Таких раби у меня было трое.
Первый — этот клоп из Могилева.
Второй, раби Охре (о нем я не помню ничего, пустое место).
И третий, личность весьма примечательная, рано скончавшийся раби Джаткин.
Это он заставил меня выдолбить речь о «тфилим»[11], которую я произнес, стоя на стуле, в день своего тринадцатилетия.
Признаться, потом я приложил все силы, чтобы забыть ее в ближайший час.
И все-таки больше всех мне запомнился первый маленький раби из Могилева.
Подумайте только, каждую субботу, вместо того чтобы бежать на речку, я, по маминому приказу, шел к нему изучать Писание.
И являлся как раз в тот час, когда раби с женой, совершенно раздетые, сладко спали после субботнего обеда. Изволь дожидаться, пока учитель встанет и наденет штаны!

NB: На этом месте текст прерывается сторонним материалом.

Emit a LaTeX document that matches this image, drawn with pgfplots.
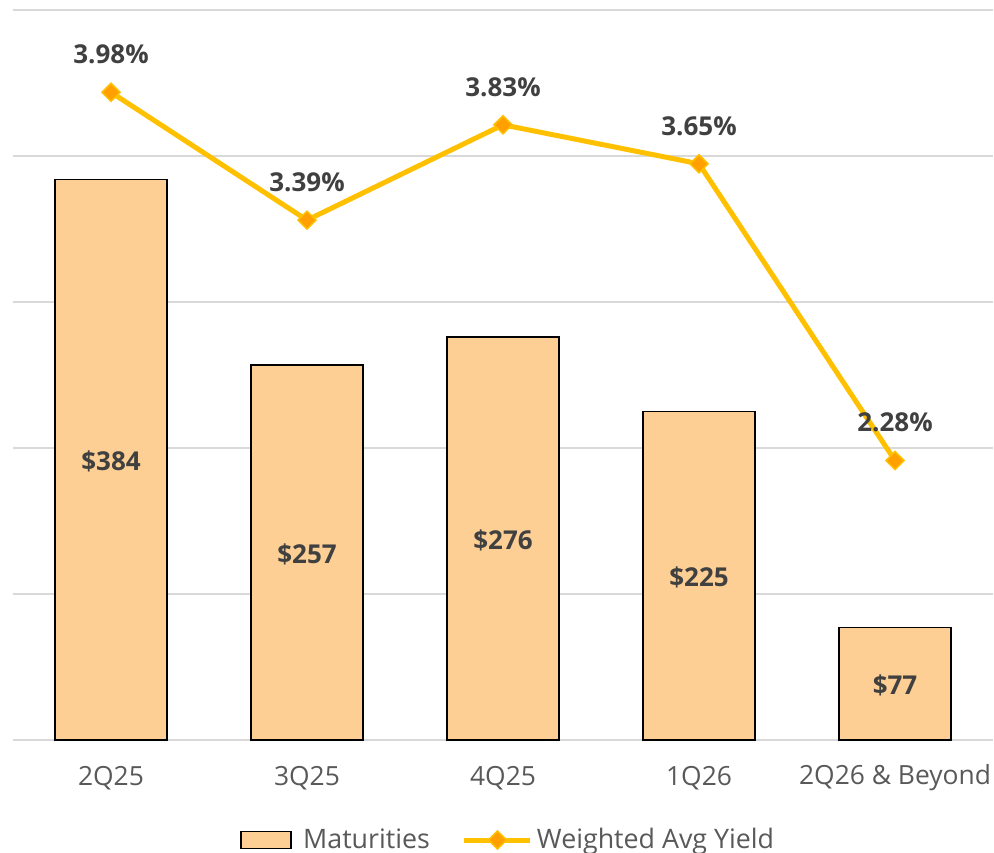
\documentclass[border=0pt]{standalone}
\usepackage{pgfplots}
\pgfplotsset{compat=1.18}
\usepackage{pgfplotstable}
\usepackage{fontspec}
\setmainfont{Open Sans}

\definecolor{barfill}{HTML}{FDCF94}
\definecolor{linecol}{HTML}{FFC000}
\definecolor{markfill}{HTML}{FF9F00}
\definecolor{gridgray}{HTML}{D9D9D9}
\definecolor{ticktext}{HTML}{595959}
\definecolor{labeltext}{HTML}{404040}

\pgfplotstableread{
x v
0 384
1 257
2 276
3 225
4 77
}\bardata

\pgfplotstableread{
x v
0 3.98
1 3.39
2 3.83
3 3.65
4 2.28
}\yielddata

\begin{document}
\begin{tikzpicture}
\path[use as bounding box] (-6.5pt,-56pt) rectangle (490.5pt,370pt);

% bars: maturities
\begin{axis}[
    at={(0,0)}, anchor=south west,
    scale only axis, width=490pt, height=365pt,
    xmin=-0.5, xmax=4.5, ymin=0, ymax=500,
    xtick={0,...,4},
    xticklabels={2Q25,3Q25,4Q25,1Q26,2Q26 \& Beyond},
    ytick={0,100,...,500}, yticklabels={},
    ymajorgrids, grid style={gridgray, line width=0.75pt},
    axis line style={draw=none}, major tick length=0pt,
    tick label style={font=\fontsize{13.2}{15}\selectfont, text=ticktext},
    xticklabel style={anchor=center, yshift=-19pt},
    /pgf/number format/assume math mode=true,
]
\addplot[ybar, bar width=0.57, fill=barfill, draw=black, line width=0.75pt]
    table[x=x, y=v] \bardata;
\addplot[draw=none, mark=none,
    nodes near coords={\$\pgfmathprintnumber{\pgfplotspointmeta}},
    point meta=explicit,
    every node near coord/.append style={anchor=center, yshift=-1pt,
        font=\bfseries\fontsize{13}{15}\selectfont, text=labeltext}]
    table[x=x, y expr=\thisrow{v}/2, meta=v] \bardata;
\end{axis}

% line: weighted avg yield
\begin{axis}[
    at={(0,0)}, anchor=south west,
    scale only axis, width=490pt, height=365pt,
    xmin=-0.5, xmax=4.5, ymin=0.99, ymax=4.36,
    hide axis,
    /pgf/number format/assume math mode=true,
    legend style={at={(0.5,0)}, anchor=center, yshift=-50pt, xshift=3pt, draw=none,
        font=\fontsize{13.4}{15}\selectfont, text=ticktext,
        /tikz/every even column/.append style={column sep=14pt}},
    legend columns=2,
]
\addlegendimage{legend image code/.code={
    \draw[fill=barfill, draw=black, line width=0.9pt] (0pt,-4.25pt) rectangle (25pt,4.25pt);
    \path (29pt,0pt);}}
\addlegendentry{Maturities}
\addplot[color=linecol, line width=2.5pt,
    mark=square*, mark size=3.2pt,
    mark options={rotate=45, fill=markfill, draw=linecol, line width=0.75pt},
    legend image code/.code={
        \draw[linecol, line width=2.5pt] (0pt,0pt) -- (33pt,0pt);
        \filldraw[fill=markfill, draw=linecol, line width=0.75pt]
            (16.5pt,4.5pt) -- (21pt,0pt) -- (16.5pt,-4.5pt) -- (12pt,0pt) -- cycle;},
    nodes near coords={\pgfmathprintnumber[fixed,precision=2,fixed zerofill]{\pgfplotspointmeta}\%},
    every node near coord/.append style={anchor=center, yshift=19pt,
        font=\bfseries\fontsize{13}{15}\selectfont, text=labeltext}]
    table[x=x, y=v] \yielddata;
\addlegendentry{Weighted Avg Yield}
\end{axis}
\end{tikzpicture}
\end{document}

Однажды, пока я стучался в закрытую дверь, меня приметила хозяйская собака, матерая рыжая псина, злая и клыкастая.
Уши у нее поднялись торчком, и она медленно стала спускаться с крыльца прямо ко мне…
Что было дальше, не помню. Меня подобрали у калитки, и только тогда я очнулся.
Собака искусала меня, рука и нога были в крови.
— Не раздевайте меня, только приложите лед…
— Надо отнести его домой, к матери, и поскорее.
В тот же день собаку отловили городовые и прежде чем прикончить, выпустили в нее дюжину пуль.
А вечером дядя повез меня лечиться в Петербург.
Местные врачи объявили, что я умру через три дня.
Прекрасно! Все за мной ухаживают. Каждый день все ближе смерть. Я герой.
Собака оказалась бешеной.
Что же, я был не прочь отправиться в Петербург.
Мне казалось, что я обязательно встречу там на улице царя.
Переезжая через Неву, я решил, что мост подвешен прямо с неба.
Про укус я совсем забыл. Мне нравилось лежать одному на белоснежных простынях и получать на обед желтый бульон с яйцом.
Нравилось гулять в больничном садике, и я все высматривал среди богато одетых детишек наследника престола. Держался я особняком, ни с кем не играл, да и игрушек у меня не было. Первый раз в жизни я видел их столько, да еще таких красивых!
Дома мне игрушек не покупали.
Дядя, который меня привез, посоветовал взять потихоньку какую-нибудь завалявшуюся игрушку.
Я так и сделал, и думал о своей чудесной игрушке куда больше, чем о больной руке.
А что, если придет цесаревич и отберет ее у меня?
Сестры подбадривающе улыбались. Но мне все время слышался плач хозяина присвоенной игрушки.
Наконец я выздоровел и вернулся домой.
Дом был полон принаряженных женщин и озабоченных мужчин, черными пятнами застивших дневной свет.
Все суетятся, шепчутся, и вдруг — пронзительный крик младенца.
Мама, полураздетая, бледная, без кровинки в лице, лежит в постели. Это родился мой младший брат.
Покрытые белыми скатертями столы.
Шорох ритуальных одеяний.
Бормочущий молитву старец отрезает острым ножом частицу плоти под животиком младенца.
Высасывает губами кровь и заглушает бородой его истошный вопль.
Мне грустно. Я сижу за столом вместе со взрослыми и понуро жую пирожки, селедку, пряники.
С каждым истекшим годом я словно приближался к неведомому порогу. Особенно с тех пор, как мне исполнилось тринадцать и отец, облачившись в талес и склонившись надо мной, произнес молитву-посвящение.
Как быть?
Оставаться паинькой?
Молиться по утрам и вечерам, и вообще сопровождать молитвой каждый шаг и каждый проглоченный кусок?
Или забросить все книги и молитвенные одеяния да бегать вместо синагоги на речку?
Я боялся наступающей зрелости, боялся, что у меня когда-нибудь появятся признаки взрослого мужчины, вырастет борода.
Когда меня осаждали эти грустные мысли, я целый день бродил в одиночестве, а к вечеру разражался слезами, как будто меня побили или умер кто-нибудь из родных.
Через приоткрытую дверь я смотрел в темную большую гостиную. Никого. Только зеркало висит себе, одинокое, холодное, да таинственно поблескивает.
Я редко смотрелся в него. Вдруг кто-нибудь увидит, как я любуюсь сам собой.
Длинный нос с ох какими широченными ноздрями, торчащие скулы, грубый профиль.
Но иногда я задумывался, созерцая себя.
Я молод, но зачем мне это?
Зачем я расту? В зеркале отражается бесполезная и недолговечная красота.
Раз мне уже тринадцать, конец детской беззаботности, отныне за все свои грехи я отвечаю сам. Так, может, не грешить?